Bill Clegg a alors 34 ans. Il est sans emploi, mis à l'index par le monde professionnel dans lequel il a travaillé pendant six ans. De retour à New York, il loge d'abord dans l'appartement de son ami Dave. Assis sur le canapé, il écoute les oiseaux qui pépient dehors. Le voici seul. Terminée la "surveillance non-stop d'infirmières, de médecins et de psys". Pendant quatre-vingt-dix jours, il va assister à deux réunions par jour dans une association. Bill peut compter sur Jack, son référent, son parrain. "Une sorte de coach/grand frère/guide." Ce qui ne l'empêche pas de se perdre dans le West Village, d'avoir du mal à contenir ses vieux démons, de lutter contre l'envie de se défoncer. D'aller sonner à la porte de son ancien dealer et de replonger la tête la première.

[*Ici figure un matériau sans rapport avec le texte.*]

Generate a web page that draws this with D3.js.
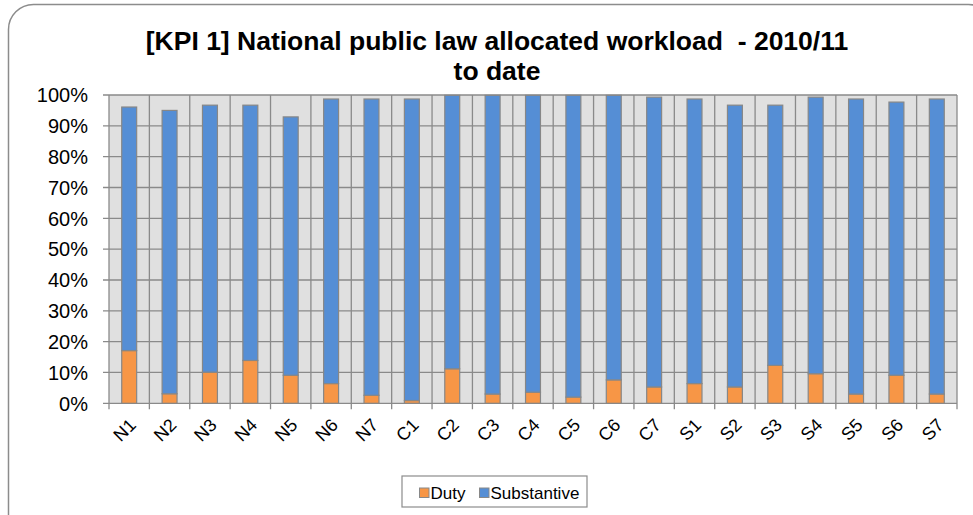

Autoportrait oppressant et sans concession, 90 jours met en scène une série d'hommes et de femmes qui se battent comme ils peuvent au quotidien avec le mal qui les ronge, arrivant ou non à s'aider les uns les autres. Leur douloureux chemin jusqu'à la lumière et la paix est parfaitement rendu par le terrible récit Bill Clegg.